Factory workers have always had a bad press. In all towns, in all industrial nations, at all times, since it all began, there has always been one factory, one sort of job which has become a term of contempt or of pity, about which local people either sneer or feel sorry. Charles Dickens scared the souls off all right-thinking Victorians by his memories of sticking labels on bottles of shoe polish in Warrens boot blacking factory. Today we have dreadful tales of sweat shops in China and south-east Asian clothes factories.

When Margaret went on to Oxford on an Open Scholarship, and got her name on the Honours Board in the school hall, she used to come home to Carlisle and say she would have learned more about real life had she gone to work at the Carrs factory.

Obviously, aged nineteen, she knew little about real life, at Carrs or elsewhere, and it was a bit of bravado. And yet she knew there was something about these women whom she had met, had listened to when growing up on the Raffles council estate, whose lives and opinions and experiences were just as valid as anyone with a fancy education or more privileged background.

In the 1950s, women had already been packing crackers at Carrs for well over a hundred years, in a factory producing biscuits that dates back to 1837, which boasted that it was the home of biscuits. Many of them had served there for the whole of their working lives, loyal and proud to have worked for Carrs, a benevolent family firm, some of them receiving long-service awards after clocking up forty-five years. The workers must have known that they were engaging in a meaningful if modest task, their minds probably miles away while they were silently, automatically packing crackers that would be dispatched around the world. For were not Carrs Table Water Biscuits known and enjoyed in all the corners of the globe? So they were being told in the company magazine, the Topper Off.

Many years later, in 1997, Margaret published a book about the history of Carrs, Rich Desserts and Captains Thin.

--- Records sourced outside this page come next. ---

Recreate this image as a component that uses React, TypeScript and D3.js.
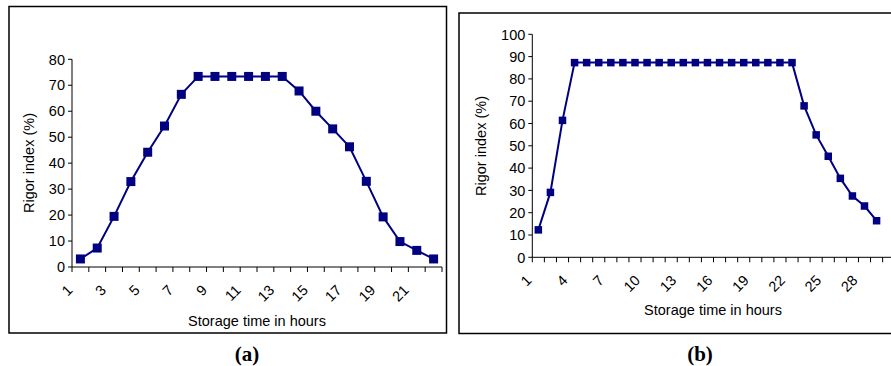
import * as d3 from "d3";

// panel (a): 22 hourly readings
const hoursA = ["1","2","3","4","5","6","7","8","9","10","11","12","13","14","15","16","17","18","19","20","21","22"];
const rigorA = [3.1, 7.3, 19.5, 32.9, 44.2, 54.3, 66.5, 73.4, 73.4, 73.4, 73.4, 73.4, 73.4, 67.8, 60, 53.2, 46.3, 33, 19.3, 9.8, 6.4, 3.1];
const tickLabelsA = ["1","3","5","7","9","11","13","15","17","19","21"];
const yTicksA = [0, 10, 20, 30, 40, 50, 60, 70, 80];

// panel (b): 29 readings, axis has one more empty slot (cut off at the edge)
const hoursB = ["1","2","3","4","5","6","7","8","9","10","11","12","13","14","15","16","17","18","19","20","21","22","23","24","25","26","27","28","29","30"];
const rigorB = [12.3, 29.1, 61.4, 87.3, 87.3, 87.3, 87.3, 87.3, 87.3, 87.3, 87.3, 87.3, 87.3, 87.3, 87.3, 87.3, 87.3, 87.3, 87.3, 87.3, 87.3, 87.3, 67.9, 54.9, 45.3, 35.4, 27.5, 23, 16.4];
const tickLabelsB = ["1","4","7","10","13","16","19","22","25","28"];
const yTicksB = [0, 10, 20, 30, 40, 50, 60, 70, 80, 90, 100];

const NAVY = "#000080";
const FONT = "'Liberation Sans', Arial, sans-serif";

type PanelProps = {
  cats: string[];
  values: number[];
  labels: string[];
  yTicks: number[];
  x0: number;
  x1: number;
  yTop: number;
  yBottom: number;
  marker: number;
  labelDx: number;
  yTitleX: number;
  yTitleY: number;
  xTitleX: number;
  xTitleY: number;
};

function Panel(p: PanelProps) {
  const x = d3.scaleBand<string>().domain(p.cats).range([p.x0, p.x1]).padding(0);
  const y = d3
    .scaleLinear()
    .domain([0, p.yTicks[p.yTicks.length - 1]])
    .range([p.yBottom, p.yTop]);
  const cx = (c: string) => (x(c) as number) + x.bandwidth() / 2;
  const pts = p.values.map((v, i) => ({ c: p.cats[i], v }));
  const line = d3
    .line<{ c: string; v: number }>()
    .x((d) => cx(d.c))
    .y((d) => y(d.v));
  const bounds = p.cats.map((c) => x(c) as number).concat([p.x1]);

  return (
    <g fontFamily={FONT} fill="#000">
      {/* y axis */}
      <line x1={p.x0} x2={p.x0} y1={p.yTop} y2={p.yBottom} stroke="#000" />
      {p.yTicks.map((t) => (
        <g key={t}>
          <line x1={p.x0 - 4} x2={p.x0} y1={y(t)} y2={y(t)} stroke="#000" />
          <text x={p.x0 - 7} y={y(t)} dy="0.36em" textAnchor="end" fontSize={14.5}>
            {t}
          </text>
        </g>
      ))}
      {/* x axis */}
      <line x1={p.x0} x2={p.x1} y1={p.yBottom} y2={p.yBottom} stroke="#000" />
      {bounds.map((b, i) => (
        <line key={i} x1={b} x2={b} y1={p.yBottom} y2={p.yBottom + 5} stroke="#000" />
      ))}
      {p.labels.map((l) => (
        <text
          key={l}
          textAnchor="end"
          fontSize={14.5}
          transform={`translate(${cx(l) + p.labelDx},${p.yBottom + 24}) rotate(-45)`}
        >
          {l}
        </text>
      ))}
      <path d={line(pts) || ""} fill="none" stroke={NAVY} strokeWidth={2} />
      {pts.map((d) => (
        <rect
          key={d.c}
          x={cx(d.c) - p.marker / 2}
          y={y(d.v) - p.marker / 2}
          width={p.marker}
          height={p.marker}
          fill={NAVY}
        />
      ))}
      <text
        textAnchor="middle"
        fontSize={14.5}
        transform={`translate(${p.yTitleX},${p.yTitleY}) rotate(-90)`}
      >
        Rigor index (%)
      </text>
      <text x={p.xTitleX} y={p.xTitleY} textAnchor="middle" fontSize={14.5}>
        Storage time in hours
      </text>
    </g>
  );
}

export default function App() {
  return (
    <svg
      width={891}
      height={366}
      style={{ position: "absolute", left: 0, top: 0, background: "#fff" }}
    >
      <rect x={9} y={6.5} width={437.5} height={326.5} fill="none" stroke="#000" strokeWidth={1.5} />
      <rect x={459} y={13} width={460} height={320.5} fill="none" stroke="#000" strokeWidth={1.5} />
      <Panel
        cats={hoursA}
        values={rigorA}
        labels={tickLabelsA}
        yTicks={yTicksA}
        x0={72}
        x1={442}
        yTop={59.3}
        yBottom={267}
        marker={9}
        labelDx={-7}
        yTitleX={34}
        yTitleY={163}
        xTitleX={257}
        xTitleY={326}
      />
      <Panel
        cats={hoursB}
        values={rigorB}
        labels={tickLabelsB}
        yTicks={yTicksB}
        x0={532.3}
        x1={894.7}
        yTop={34.3}
        yBottom={257.3}
        marker={7.5}
        labelDx={-6}
        yTitleX={486}
        yTitleY={146}
        xTitleX={713}
        xTitleY={315}
      />
      <text x={247} y={361} textAnchor="middle" fontFamily="'Liberation Serif', 'Times New Roman', serif" fontWeight="bold" fontSize={21}>
        (a)
      </text>
      <text x={700} y={361} textAnchor="middle" fontFamily="'Liberation Serif', 'Times New Roman', serif" fontWeight="bold" fontSize={21}>
        (b)
      </text>
    </svg>
  );
}
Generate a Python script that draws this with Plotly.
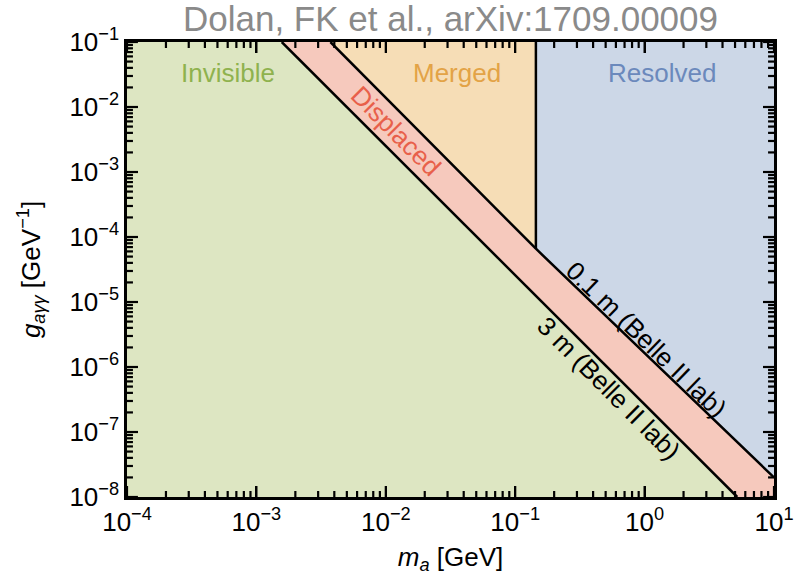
import plotly.graph_objects as go

# Axis extents (GeV, GeV^-1)
x_min, x_max = 1e-4, 10.0
y_min, y_max = 1e-8, 1e-1

# Decay-length boundaries
line_01m_x = [0.003733, 0.1445, 10.0]
line_01m_y = [0.1, 6.6e-5, 2.0e-8]
line_3m_x = [0.00157, 5.2]
line_3m_y = [0.1, 1e-8]
# Merged / resolved boundary
split_x = 0.1445

region_names = ["Invisible", "Displaced", "Merged", "Resolved"]
region_fill = ["#dde6c2", "#f6c9bd", "#f6ddb6", "#ccd7e7"]
region_text = ["#8fb24e", "#e8604a", "#e3a346", "#6b89bc"]

x_tick_exp = [-4, -3, -2, -1, 0, 1]
y_tick_exp = [-8, -7, -6, -5, -4, -3, -2, -1]

split_y = line_01m_y[1]

polys = {
    "Invisible": ([x_min, line_3m_x[0], line_3m_x[1], x_min],
                  [y_max, y_max, y_min, y_min]),
    "Displaced": ([line_3m_x[0], line_01m_x[0], line_01m_x[1], line_01m_x[2], x_max, line_3m_x[1]],
                  [y_max, y_max, line_01m_y[1], line_01m_y[2], y_min, y_min]),
    "Merged": ([line_01m_x[0], split_x, split_x],
               [y_max, y_max, split_y]),
    "Resolved": ([split_x, x_max, x_max, split_x],
                 [y_max, y_max, line_01m_y[2], split_y]),
}

fig = go.Figure()
for name, col in zip(region_names, region_fill):
    xs, ys = polys[name]
    fig.add_trace(go.Scatter(x=xs + [xs[0]], y=ys + [ys[0]], fill="toself",
                             fillcolor=col, mode="lines", line=dict(width=0),
                             hoverinfo="skip", showlegend=False))

line_style = dict(color="black", width=2.5)
fig.add_trace(go.Scatter(x=line_01m_x, y=line_01m_y, mode="lines", line=line_style, showlegend=False))
fig.add_trace(go.Scatter(x=line_3m_x, y=line_3m_y, mode="lines", line=line_style, showlegend=False))
fig.add_trace(go.Scatter(x=[split_x, split_x], y=[y_max, split_y], mode="lines", line=line_style, showlegend=False))

# ---- inward-pointing frame ticks on all four sides (drawn above the fills) ----
W, H = 806, 579
ML, MR, MT, MB = 127, 27, 42, 81
px_per_dec_x = (W - ML - MR) / (x_tick_exp[-1] - x_tick_exp[0])
px_per_dec_y = (H - MT - MB) / (y_tick_exp[-1] - y_tick_exp[0])
major_len, minor_len = 11, 6

xt = [(10.0 ** n, major_len) for n in x_tick_exp] + \
     [(k * 10.0 ** n, minor_len) for n in x_tick_exp[:-1] for k in range(2, 10)]
yt = [(10.0 ** n, major_len) for n in y_tick_exp] + \
     [(k * 10.0 ** n, minor_len) for n in y_tick_exp[:-1] for k in range(2, 10)]

tx, ty = [], []
for v, L in xt:
    dy = 10 ** (L / px_per_dec_y)
    tx += [v, v, None, v, v, None]
    ty += [y_min, y_min * dy, None, y_max, y_max / dy, None]
for v, L in yt:
    dx = 10 ** (L / px_per_dec_x)
    tx += [x_min, x_min * dx, None, x_max, x_max / dx, None]
    ty += [v, v, None, v, v, None]
fig.add_trace(go.Scatter(x=tx, y=ty, mode="lines", connectgaps=False,
                         line=dict(color="#000000", width=2.2),
                         hoverinfo="skip", showlegend=False))

font_family = "Liberation Sans, Arial, sans-serif"

labels = [
    ("Invisible", -3.218, -1.476, 0, region_text[0]),
    ("Merged", -1.446, -1.476, 0, region_text[2]),
    ("Resolved", 0.133, -1.476, 0, region_text[3]),
    ("Displaced", -1.922, -2.367, 45, region_text[1]),
    ("0.1 m (Belle II lab)", 0.018, -5.578, 44, "black"),
    ("3 m (Belle II lab)", -0.281, -6.33, 45, "black"),
]
for txt, lx, ly, ang, c in labels:
    fig.add_annotation(x=lx, y=ly, xref="x", yref="y", text=txt, showarrow=False,
                       textangle=ang, font=dict(size=26, color=c, family=font_family))

tickfont = dict(size=26, color="black", family=font_family)

fig.update_xaxes(type="log", range=[-4, 1], tickmode="array",
                 tickvals=[10.0 ** e for e in x_tick_exp],
                 ticktext=["10<sup>%s</sup>" % str(e).replace("-", "−") for e in x_tick_exp],
                 ticks="inside", ticklen=11, tickwidth=2, tickcolor="black",
                 mirror="allticks", showline=True, linecolor="black", linewidth=2.5,
                 showgrid=False, zeroline=False, tickfont=tickfont,
                 title=dict(text="<i>m</i><sub><i>a</i></sub> [GeV]", standoff=12,
                            font=dict(size=26, color="black", family=font_family)))
fig.update_yaxes(type="log", range=[-8, -1], tickmode="array",
                 tickvals=[10.0 ** e for e in y_tick_exp],
                 ticktext=["10<sup>%s</sup>" % str(e).replace("-", "−") for e in y_tick_exp],
                 ticks="inside", ticklen=11, tickwidth=2, tickcolor="black",
                 mirror="allticks", showline=True, linecolor="black", linewidth=2.5,
                 showgrid=False, zeroline=False, tickfont=tickfont,
                 title=dict(text="<i>g</i><sub><i>aγγ</i></sub> [GeV<sup>−1</sup>]", standoff=22,
                            font=dict(size=26, color="black", family=font_family)))

fig.update_layout(
    width=W, height=H,
    margin=dict(l=ML, r=MR, t=MT, b=MB),
    paper_bgcolor="white", plot_bgcolor="white",
    title=dict(text="Dolan, FK et al., arXiv:1709.00009", x=0.5, xref="paper",
               y=0.968, yref="container", yanchor="middle",
               font=dict(size=35, color="#8a8a8a", family=font_family)),
    showlegend=False,
)

fig.write_html("out.html")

The title is a bit of a mouthful they were two of Carrs famous early biscuits.

In her book, she was dealing with the early years, from 1831 to 1931, and it was mainly about the Carr family, following them down the generations. It won a prize and sold well and naturally I am greatly indebted to it for background information. At the time, though, I remember her moaning about the lack of letters from the main participants, about the problem of finding any colour or personal details or about real life on the factory floor. But it was meant to be a serious, quasi-academic study, of a pre-war family business dynasty. It did not concern itself with the workers, or the post-war decades. Which is what I have now decided to attempt.

What was life really like for the ordinary women factory workers, the ones who packed the biscuits? How did they stand it? Were they just doing it for the money? How hard was it? Were they happy, accepting or merely resigned? Or was it their home and personal life, outside their factory life, that really mattered to them?

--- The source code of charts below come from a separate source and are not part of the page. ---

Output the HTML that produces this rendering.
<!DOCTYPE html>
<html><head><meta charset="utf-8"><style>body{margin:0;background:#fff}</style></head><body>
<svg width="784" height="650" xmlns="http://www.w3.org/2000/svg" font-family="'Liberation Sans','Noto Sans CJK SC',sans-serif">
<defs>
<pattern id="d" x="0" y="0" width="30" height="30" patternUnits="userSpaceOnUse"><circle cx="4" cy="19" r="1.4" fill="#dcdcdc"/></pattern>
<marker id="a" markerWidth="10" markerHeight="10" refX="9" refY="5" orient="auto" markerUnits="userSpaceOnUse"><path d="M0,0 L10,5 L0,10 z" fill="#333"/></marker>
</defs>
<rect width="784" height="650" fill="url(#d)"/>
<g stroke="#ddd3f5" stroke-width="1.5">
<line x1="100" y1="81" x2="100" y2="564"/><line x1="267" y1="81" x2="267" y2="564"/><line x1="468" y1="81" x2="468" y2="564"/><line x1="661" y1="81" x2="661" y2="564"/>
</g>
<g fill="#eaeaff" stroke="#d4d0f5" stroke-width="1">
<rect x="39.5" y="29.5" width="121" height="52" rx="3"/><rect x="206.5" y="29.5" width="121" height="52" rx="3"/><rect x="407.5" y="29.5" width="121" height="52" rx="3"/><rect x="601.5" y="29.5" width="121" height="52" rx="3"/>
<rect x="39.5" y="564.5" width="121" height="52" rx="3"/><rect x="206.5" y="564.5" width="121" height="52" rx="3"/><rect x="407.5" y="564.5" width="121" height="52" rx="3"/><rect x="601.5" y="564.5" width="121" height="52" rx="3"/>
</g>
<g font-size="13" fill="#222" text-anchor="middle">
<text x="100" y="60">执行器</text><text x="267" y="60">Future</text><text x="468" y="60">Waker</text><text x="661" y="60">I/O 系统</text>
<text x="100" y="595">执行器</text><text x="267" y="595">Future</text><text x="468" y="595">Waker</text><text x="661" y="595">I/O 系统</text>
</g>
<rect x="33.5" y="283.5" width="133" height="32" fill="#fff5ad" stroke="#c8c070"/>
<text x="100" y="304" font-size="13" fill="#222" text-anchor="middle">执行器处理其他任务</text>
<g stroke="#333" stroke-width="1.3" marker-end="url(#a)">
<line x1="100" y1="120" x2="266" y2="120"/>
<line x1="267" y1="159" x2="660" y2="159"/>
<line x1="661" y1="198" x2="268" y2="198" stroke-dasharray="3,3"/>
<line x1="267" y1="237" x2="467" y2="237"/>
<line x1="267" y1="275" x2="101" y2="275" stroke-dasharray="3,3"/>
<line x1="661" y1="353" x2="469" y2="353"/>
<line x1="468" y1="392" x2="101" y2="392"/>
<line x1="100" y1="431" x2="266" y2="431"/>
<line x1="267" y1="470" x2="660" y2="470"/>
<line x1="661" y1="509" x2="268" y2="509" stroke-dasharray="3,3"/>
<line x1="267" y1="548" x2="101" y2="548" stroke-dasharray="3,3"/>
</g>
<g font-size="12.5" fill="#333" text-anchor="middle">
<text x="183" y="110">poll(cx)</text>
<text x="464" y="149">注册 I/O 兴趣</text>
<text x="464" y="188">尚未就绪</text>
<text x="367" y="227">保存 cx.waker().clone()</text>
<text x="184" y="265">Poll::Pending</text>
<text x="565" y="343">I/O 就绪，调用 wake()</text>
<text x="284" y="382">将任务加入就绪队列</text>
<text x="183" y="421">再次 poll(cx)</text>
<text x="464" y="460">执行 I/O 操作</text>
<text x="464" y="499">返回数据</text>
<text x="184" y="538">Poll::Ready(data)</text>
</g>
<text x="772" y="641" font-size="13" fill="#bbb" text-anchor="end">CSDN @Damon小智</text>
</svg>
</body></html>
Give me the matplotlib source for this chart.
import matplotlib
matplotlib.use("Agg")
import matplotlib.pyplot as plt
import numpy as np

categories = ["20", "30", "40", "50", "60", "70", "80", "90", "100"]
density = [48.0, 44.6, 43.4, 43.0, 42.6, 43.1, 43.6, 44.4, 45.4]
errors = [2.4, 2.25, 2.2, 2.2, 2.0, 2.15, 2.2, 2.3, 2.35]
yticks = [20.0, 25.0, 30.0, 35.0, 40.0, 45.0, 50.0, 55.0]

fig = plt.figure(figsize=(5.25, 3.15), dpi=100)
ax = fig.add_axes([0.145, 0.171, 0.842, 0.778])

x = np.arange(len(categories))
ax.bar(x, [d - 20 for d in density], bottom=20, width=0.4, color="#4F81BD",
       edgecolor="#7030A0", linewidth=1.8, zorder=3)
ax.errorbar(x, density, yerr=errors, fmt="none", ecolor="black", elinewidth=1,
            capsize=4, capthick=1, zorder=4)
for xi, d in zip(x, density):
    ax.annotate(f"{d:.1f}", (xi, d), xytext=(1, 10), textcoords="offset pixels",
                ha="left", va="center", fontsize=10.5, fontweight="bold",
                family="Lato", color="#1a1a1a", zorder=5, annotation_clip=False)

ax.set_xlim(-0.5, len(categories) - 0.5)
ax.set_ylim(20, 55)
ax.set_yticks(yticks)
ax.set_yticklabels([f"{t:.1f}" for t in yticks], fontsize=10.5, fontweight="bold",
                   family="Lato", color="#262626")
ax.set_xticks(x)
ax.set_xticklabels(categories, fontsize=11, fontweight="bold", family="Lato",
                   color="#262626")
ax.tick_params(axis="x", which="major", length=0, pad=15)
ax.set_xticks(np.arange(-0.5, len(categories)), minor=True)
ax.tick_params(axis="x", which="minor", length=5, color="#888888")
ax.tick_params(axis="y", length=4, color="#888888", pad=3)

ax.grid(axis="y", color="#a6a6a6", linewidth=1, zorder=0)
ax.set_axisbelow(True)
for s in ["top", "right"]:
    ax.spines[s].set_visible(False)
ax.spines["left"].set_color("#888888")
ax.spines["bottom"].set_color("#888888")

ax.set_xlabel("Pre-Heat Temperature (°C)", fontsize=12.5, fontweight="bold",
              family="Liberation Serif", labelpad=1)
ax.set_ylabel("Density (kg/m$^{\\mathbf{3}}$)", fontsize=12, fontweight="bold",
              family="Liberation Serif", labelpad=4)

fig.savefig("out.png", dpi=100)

There is some decent oral history of what it was like be a Carrs factory worker, tape-recorded interviews that cover the period back to the First World War. They were made in the 1950s and again in the 1980s, part of that sudden interest in capturing working-class, local history, which sprang up after the last war and is today available in most local library and records offices.

It is noticeable, in the Carlisle archives, that members of the Carr family, so important in the city and the county for many decades, were not interviewed. It was the ordinary workers that archivists wanted to capture in those post-war years.

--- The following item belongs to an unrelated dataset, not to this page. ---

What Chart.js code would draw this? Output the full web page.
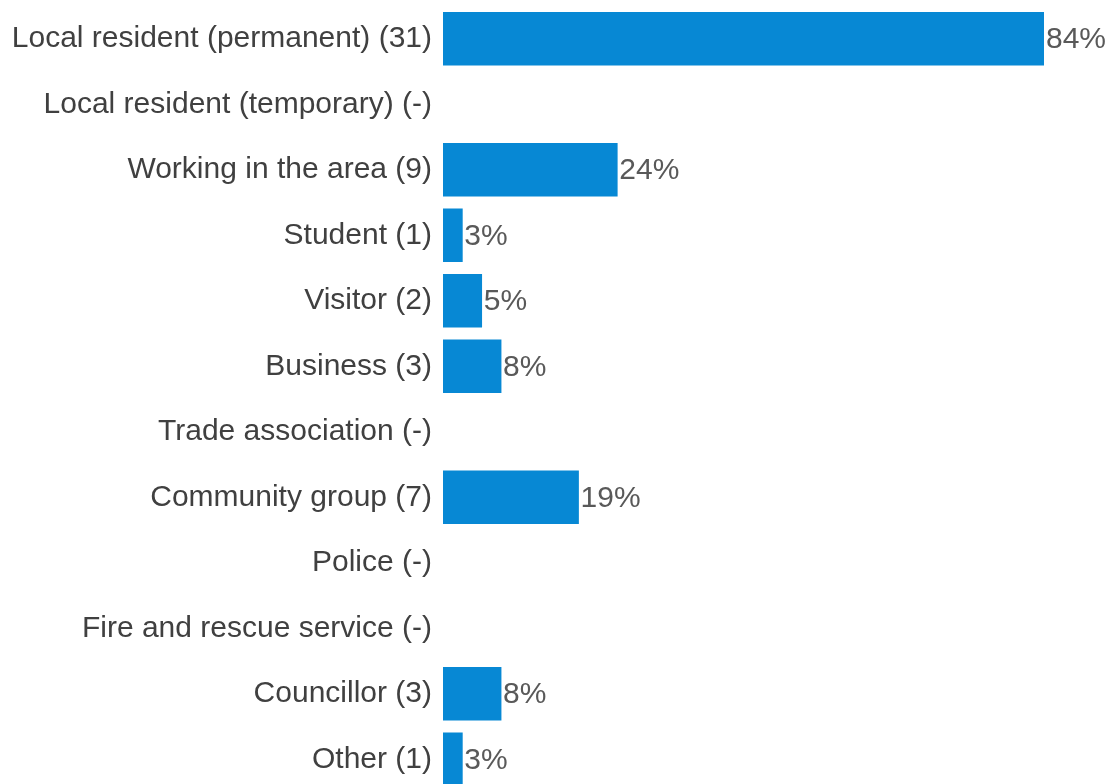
<!DOCTYPE html>
<html>
<head>
<meta charset="utf-8">
<script src="https://cdn.jsdelivr.net/npm/chart.js@4.4.0/dist/chart.umd.min.js"></script>
<style>
  html, body { margin: 0; padding: 0; background: #ffffff; overflow: hidden; }
  #wrap { position: relative; width: 1107px; height: 792px; }
</style>
</head>
<body>
<div id="wrap"><canvas id="chart"></canvas></div>
<script>
// Respondent type — share of respondents (%), n shown in brackets
const categories = [
  'Local resident (permanent) (31)',
  'Local resident (temporary) (-)',
  'Working in the area (9)',
  'Student (1)',
  'Visitor (2)',
  'Business (3)',
  'Trade association (-)',
  'Community group (7)',
  'Police (-)',
  'Fire and rescue service (-)',
  'Councillor (3)',
  'Other (1)'
];
const percentages = [83.8, null, 24.3, 2.7, 5.4, 8.1, null, 18.9, null, null, 8.1, 2.7];

const FONT = "'Liberation Sans', Arial, sans-serif";

// draws the "84%" style labels just past the end of each bar
const valueLabels = {
  id: 'valueLabels',
  afterDatasetsDraw(chart) {
    const ctx = chart.ctx;
    const meta = chart.getDatasetMeta(0);
    ctx.save();
    ctx.font = '30px ' + FONT;
    ctx.fillStyle = '#595959';
    ctx.textAlign = 'left';
    ctx.textBaseline = 'middle';
    meta.data.forEach((bar, i) => {
      const v = percentages[i];
      if (v === null) return;
      ctx.fillText(Math.round(v) + '%', bar.x + 2, bar.y + 1);
    });
    ctx.restore();
  }
};

new Chart(document.getElementById('chart'), {
  type: 'bar',
  data: {
    labels: categories,
    datasets: [{
      data: percentages,
      backgroundColor: '#0788d4',
      borderWidth: 0,
      barThickness: 53,
    }],
  },
  options: {
    indexAxis: 'y',
    responsive: true,
    maintainAspectRatio: false,
    animation: false,
    layout: { padding: { top: 6, right: 63, bottom: 0, left: 0 } },
    plugins: {
      legend: { display: false },
      tooltip: { enabled: false },
    },
    scales: {
      x: {
        display: false,
        min: 0,
        max: 83.8,
      },
      y: {
        grid: { display: false, drawTicks: false },
        border: { display: false },
        ticks: {
          color: '#404040',
          font: { family: FONT, size: 30 },
          padding: 11,
        },
        afterFit(scale) {
          scale.width = 443;
          scale.paddingTop = 0;
          scale.paddingBottom = 0;
        },
      },
    },
  },
  plugins: [valueLabels],
});
</script>
</body>
</html>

I have listened to and read many of these oral accounts, and found them all fascinating but I have not used them here, except for a couple of examples. For, while they are rich on the inter-war or immediate post-war years, they are stories of women now dead, and the task I set myself was to capture the stories of women still alive today, who started in the 1940s, 1950s and 1960s, and some of whom were still working at the factory up until the last couple of years. For life at Carrs, and at similar factories all over the country, all over the world, still goes on, though the number of factory workers in the UK is roughly half of what it was in the immediate post-war years.